» AIM OF THE EXERCISE
Only the pictures are to be left out; set down the rest of the records exactly.

--- start ---

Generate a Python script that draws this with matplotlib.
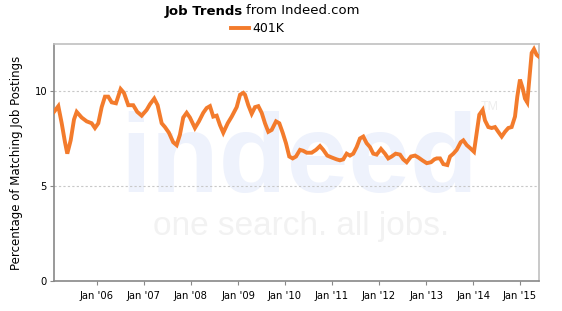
import matplotlib
matplotlib.use("Agg")
import matplotlib.pyplot as plt
import pandas as pd
import numpy as np

# ---- data (decimal year, % of matching job postings) ----
years = [
    2005.085, 2005.177, 2005.249, 2005.319, 2005.368, 2005.440, 2005.511, 2005.568,
    2005.674, 2005.781, 2005.887, 2005.957, 2006.028, 2006.100, 2006.170, 2006.240,
    2006.313, 2006.404, 2006.504, 2006.574, 2006.666, 2006.772, 2006.857, 2006.951,
    2007.057, 2007.128, 2007.219, 2007.291, 2007.377, 2007.447, 2007.532, 2007.623,
    2007.696, 2007.766, 2007.836, 2007.909, 2007.979, 2008.085, 2008.170, 2008.262,
    2008.334, 2008.404, 2008.474, 2008.547, 2008.617, 2008.687, 2008.781, 2008.866,
    2008.972, 2009.043, 2009.113, 2009.149, 2009.219, 2009.291, 2009.362, 2009.432,
    2009.504, 2009.574, 2009.645, 2009.717, 2009.809, 2009.879, 2009.951, 2010.021,
    2010.091, 2010.164, 2010.234, 2010.319, 2010.389, 2010.462, 2010.568, 2010.660,
    2010.745, 2010.815, 2010.900, 2010.994, 2011.100, 2011.170, 2011.240, 2011.313,
    2011.383, 2011.453, 2011.526, 2011.596, 2011.666, 2011.738, 2011.809, 2011.879,
    2011.951, 2012.043, 2012.128, 2012.198, 2012.270, 2012.355, 2012.447, 2012.517,
    2012.589, 2012.681, 2012.766, 2012.836, 2012.921, 2013.015, 2013.106, 2013.177,
    2013.228, 2013.298, 2013.368, 2013.453, 2013.511, 2013.581, 2013.653, 2013.738,
    2013.794, 2013.866, 2013.936, 2014.021, 2014.079, 2014.134, 2014.206, 2014.255,
    2014.326, 2014.398, 2014.468, 2014.538, 2014.611, 2014.681, 2014.751, 2014.823,
    2014.894, 2014.943, 2015.000, 2015.057, 2015.106, 2015.155, 2015.198, 2015.249,
    2015.298, 2015.355, 2015.404,
]
values = [
    8.9, 9.2, 8.3, 7.3, 6.7, 7.4, 8.5, 8.9,
    8.6, 8.4, 8.3, 8.05, 8.3, 9.15, 9.7, 9.7,
    9.4, 9.35, 10.1, 9.9, 9.25, 9.25, 8.9, 8.7,
    9.0, 9.3, 9.6, 9.25, 8.3, 8.1, 7.8, 7.3,
    7.15, 7.7, 8.6, 8.85, 8.6, 8.05, 8.4, 8.85,
    9.1, 9.2, 8.65, 8.7, 8.2, 7.8, 8.3, 8.65,
    9.15, 9.8, 9.9, 9.8, 9.25, 8.8, 9.15, 9.2,
    8.85, 8.3, 7.85, 7.95, 8.4, 8.3, 7.8, 7.25,
    6.55, 6.45, 6.55, 6.9, 6.85, 6.75, 6.75, 6.9,
    7.1, 6.9, 6.6, 6.5, 6.4, 6.35, 6.4, 6.7,
    6.6, 6.7, 7.05, 7.5, 7.6, 7.25, 7.05, 6.7,
    6.65, 6.95, 6.7, 6.45, 6.55, 6.7, 6.65, 6.4,
    6.25, 6.55, 6.6, 6.5, 6.35, 6.2, 6.25, 6.4,
    6.45, 6.45, 6.15, 6.1, 6.55, 6.7, 6.9, 7.3,
    7.4, 7.15, 7.0, 6.8, 7.8, 8.75, 9.0, 8.45,
    8.1, 8.05, 8.1, 7.85, 7.6, 7.85, 8.05, 8.1,
    8.65, 9.7, 10.6, 10.15, 9.6, 9.4, 10.6, 12.0,
    12.2, 11.9, 11.8,
]
series_name = "401K"
tick_years = [2006, 2007, 2008, 2009, 2010, 2011, 2012, 2013, 2014, 2015]
tick_labels = ["Jan '06", "Jan '07", "Jan '08", "Jan '09", "Jan '10",
               "Jan '11", "Jan '12", "Jan '13", "Jan '14", "Jan '15"]
y_ticks = [0, 5, 10]


def dec_to_date(y):
    yr = int(np.floor(y))
    start = pd.Timestamp(year=yr, month=1, day=1)
    end = pd.Timestamp(year=yr + 1, month=1, day=1)
    return start + (end - start) * (y - yr)


dates = [dec_to_date(y) for y in years]

W, H = 562, 311
fig = plt.figure(figsize=(W / 100, H / 100), dpi=100)
fig.patch.set_facecolor("white")
ax = fig.add_axes([54 / W, 1 - 281 / H, (539 - 54) / W, (281 - 44) / H])

orange = "#F37B2C"

# watermark
ax.text(0.505, 0.375, "indeed", transform=ax.transAxes, ha="center", va="baseline",
        fontsize=80, fontweight="bold", family="Liberation Sans", color="#EEF2FC", zorder=0)
ax.text(0.51, 0.195, "one search. all jobs.", transform=ax.transAxes, ha="center",
        va="baseline", fontsize=24, family="Liberation Sans", color="#F2F2F2", zorder=0)
ax.text(0.898, 0.72, "TM", transform=ax.transAxes, ha="center", va="baseline",
        fontsize=9, family="Liberation Sans", color="#EEEEEE", zorder=0)

ax.plot(dates, values, color=orange, lw=2.8, solid_joinstyle="miter", zorder=3,
        label=series_name)

ax.set_xlim(dec_to_date(2005.085), dec_to_date(2015.405))
ax.set_ylim(0, 12.47)

ax.set_yticks(y_ticks)
ax.set_yticklabels([str(v) for v in y_ticks])
ax.set_xticks([pd.Timestamp(year=y, month=1, day=1) for y in tick_years])
ax.set_xticklabels(tick_labels)

for v in [5, 10]:
    ax.axhline(v, color="#C8C8C8", lw=0.8, ls=(0, (2, 2)), zorder=1)

ax.tick_params(axis="both", labelsize=7.2, colors="#000000", length=3, width=0.8,
               direction="out")
ax.tick_params(axis="x", pad=4, color="#888888")
ax.tick_params(axis="y", pad=2, color="#888888")

for side in ["left", "bottom"]:
    ax.spines[side].set_color("#888888")
    ax.spines[side].set_linewidth(1.2)
for side in ["top", "right"]:
    ax.spines[side].set_color("#C0C0C0")
    ax.spines[side].set_linewidth(1.2)

ax.set_ylabel("Percentage of Matching Job Postings", fontsize=8.5, labelpad=8)

fig.text(243 / W, 1 - 11 / H, "Job Trends", ha="right", va="center", fontsize=9.5,
         fontweight="bold")
fig.text(246 / W, 1 - 11 / H, "from Indeed.com", ha="left", va="center", fontsize=9.5)

ax.legend(loc="center", bbox_to_anchor=(258 / W, 1 - 29 / H), bbox_transform=fig.transFigure,
          frameon=False, fontsize=9, handlelength=1.4, handletextpad=0.3,
          borderpad=0, borderaxespad=0)

fig.savefig("out.png", dpi=100, facecolor="white")
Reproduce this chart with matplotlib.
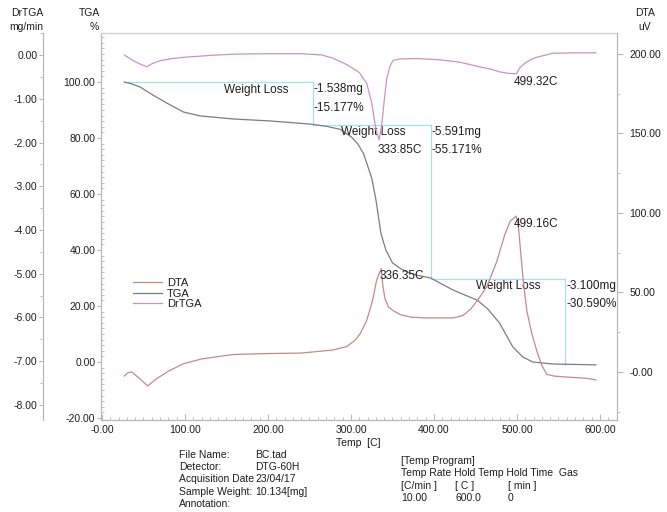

--- end ---

» TASK RESULT
Generate a Python script that draws this with matplotlib.
import matplotlib
matplotlib.use("Agg")
import matplotlib.pyplot as plt
import pandas as pd
import numpy as np

# ---- data (decimal year, % of matching job postings) ----
years = [
    2005.085, 2005.177, 2005.249, 2005.319, 2005.368, 2005.440, 2005.511, 2005.568,
    2005.674, 2005.781, 2005.887, 2005.957, 2006.028, 2006.100, 2006.170, 2006.240,
    2006.313, 2006.404, 2006.504, 2006.574, 2006.666, 2006.772, 2006.857, 2006.951,
    2007.057, 2007.128, 2007.219, 2007.291, 2007.377, 2007.447, 2007.532, 2007.623,
    2007.696, 2007.766, 2007.836, 2007.909, 2007.979, 2008.085, 2008.170, 2008.262,
    2008.334, 2008.404, 2008.474, 2008.547, 2008.617, 2008.687, 2008.781, 2008.866,
    2008.972, 2009.043, 2009.113, 2009.149, 2009.219, 2009.291, 2009.362, 2009.432,
    2009.504, 2009.574, 2009.645, 2009.717, 2009.809, 2009.879, 2009.951, 2010.021,
    2010.091, 2010.164, 2010.234, 2010.319, 2010.389, 2010.462, 2010.568, 2010.660,
    2010.745, 2010.815, 2010.900, 2010.994, 2011.100, 2011.170, 2011.240, 2011.313,
    2011.383, 2011.453, 2011.526, 2011.596, 2011.666, 2011.738, 2011.809, 2011.879,
    2011.951, 2012.043, 2012.128, 2012.198, 2012.270, 2012.355, 2012.447, 2012.517,
    2012.589, 2012.681, 2012.766, 2012.836, 2012.921, 2013.015, 2013.106, 2013.177,
    2013.228, 2013.298, 2013.368, 2013.453, 2013.511, 2013.581, 2013.653, 2013.738,
    2013.794, 2013.866, 2013.936, 2014.021, 2014.079, 2014.134, 2014.206, 2014.255,
    2014.326, 2014.398, 2014.468, 2014.538, 2014.611, 2014.681, 2014.751, 2014.823,
    2014.894, 2014.943, 2015.000, 2015.057, 2015.106, 2015.155, 2015.198, 2015.249,
    2015.298, 2015.355, 2015.404,
]
values = [
    8.9, 9.2, 8.3, 7.3, 6.7, 7.4, 8.5, 8.9,
    8.6, 8.4, 8.3, 8.05, 8.3, 9.15, 9.7, 9.7,
    9.4, 9.35, 10.1, 9.9, 9.25, 9.25, 8.9, 8.7,
    9.0, 9.3, 9.6, 9.25, 8.3, 8.1, 7.8, 7.3,
    7.15, 7.7, 8.6, 8.85, 8.6, 8.05, 8.4, 8.85,
    9.1, 9.2, 8.65, 8.7, 8.2, 7.8, 8.3, 8.65,
    9.15, 9.8, 9.9, 9.8, 9.25, 8.8, 9.15, 9.2,
    8.85, 8.3, 7.85, 7.95, 8.4, 8.3, 7.8, 7.25,
    6.55, 6.45, 6.55, 6.9, 6.85, 6.75, 6.75, 6.9,
    7.1, 6.9, 6.6, 6.5, 6.4, 6.35, 6.4, 6.7,
    6.6, 6.7, 7.05, 7.5, 7.6, 7.25, 7.05, 6.7,
    6.65, 6.95, 6.7, 6.45, 6.55, 6.7, 6.65, 6.4,
    6.25, 6.55, 6.6, 6.5, 6.35, 6.2, 6.25, 6.4,
    6.45, 6.45, 6.15, 6.1, 6.55, 6.7, 6.9, 7.3,
    7.4, 7.15, 7.0, 6.8, 7.8, 8.75, 9.0, 8.45,
    8.1, 8.05, 8.1, 7.85, 7.6, 7.85, 8.05, 8.1,
    8.65, 9.7, 10.6, 10.15, 9.6, 9.4, 10.6, 12.0,
    12.2, 11.9, 11.8,
]
series_name = "401K"
tick_years = [2006, 2007, 2008, 2009, 2010, 2011, 2012, 2013, 2014, 2015]
tick_labels = ["Jan '06", "Jan '07", "Jan '08", "Jan '09", "Jan '10",
               "Jan '11", "Jan '12", "Jan '13", "Jan '14", "Jan '15"]
y_ticks = [0, 5, 10]


def dec_to_date(y):
    yr = int(np.floor(y))
    start = pd.Timestamp(year=yr, month=1, day=1)
    end = pd.Timestamp(year=yr + 1, month=1, day=1)
    return start + (end - start) * (y - yr)


dates = [dec_to_date(y) for y in years]

W, H = 562, 311
fig = plt.figure(figsize=(W / 100, H / 100), dpi=100)
fig.patch.set_facecolor("white")
ax = fig.add_axes([54 / W, 1 - 281 / H, (539 - 54) / W, (281 - 44) / H])

orange = "#F37B2C"

# watermark
ax.text(0.505, 0.375, "indeed", transform=ax.transAxes, ha="center", va="baseline",
        fontsize=80, fontweight="bold", family="Liberation Sans", color="#EEF2FC", zorder=0)
ax.text(0.51, 0.195, "one search. all jobs.", transform=ax.transAxes, ha="center",
        va="baseline", fontsize=24, family="Liberation Sans", color="#F2F2F2", zorder=0)
ax.text(0.898, 0.72, "TM", transform=ax.transAxes, ha="center", va="baseline",
        fontsize=9, family="Liberation Sans", color="#EEEEEE", zorder=0)

ax.plot(dates, values, color=orange, lw=2.8, solid_joinstyle="miter", zorder=3,
        label=series_name)

ax.set_xlim(dec_to_date(2005.085), dec_to_date(2015.405))
ax.set_ylim(0, 12.47)

ax.set_yticks(y_ticks)
ax.set_yticklabels([str(v) for v in y_ticks])
ax.set_xticks([pd.Timestamp(year=y, month=1, day=1) for y in tick_years])
ax.set_xticklabels(tick_labels)

for v in [5, 10]:
    ax.axhline(v, color="#C8C8C8", lw=0.8, ls=(0, (2, 2)), zorder=1)

ax.tick_params(axis="both", labelsize=7.2, colors="#000000", length=3, width=0.8,
               direction="out")
ax.tick_params(axis="x", pad=4, color="#888888")
ax.tick_params(axis="y", pad=2, color="#888888")

for side in ["left", "bottom"]:
    ax.spines[side].set_color("#888888")
    ax.spines[side].set_linewidth(1.2)
for side in ["top", "right"]:
    ax.spines[side].set_color("#C0C0C0")
    ax.spines[side].set_linewidth(1.2)

ax.set_ylabel("Percentage of Matching Job Postings", fontsize=8.5, labelpad=8)

fig.text(243 / W, 1 - 11 / H, "Job Trends", ha="right", va="center", fontsize=9.5,
         fontweight="bold")
fig.text(246 / W, 1 - 11 / H, "from Indeed.com", ha="left", va="center", fontsize=9.5)

ax.legend(loc="center", bbox_to_anchor=(258 / W, 1 - 29 / H), bbox_transform=fig.transFigure,
          frameon=False, fontsize=9, handlelength=1.4, handletextpad=0.3,
          borderpad=0, borderaxespad=0)

fig.savefig("out.png", dpi=100, facecolor="white")
Reproduce this chart with matplotlib.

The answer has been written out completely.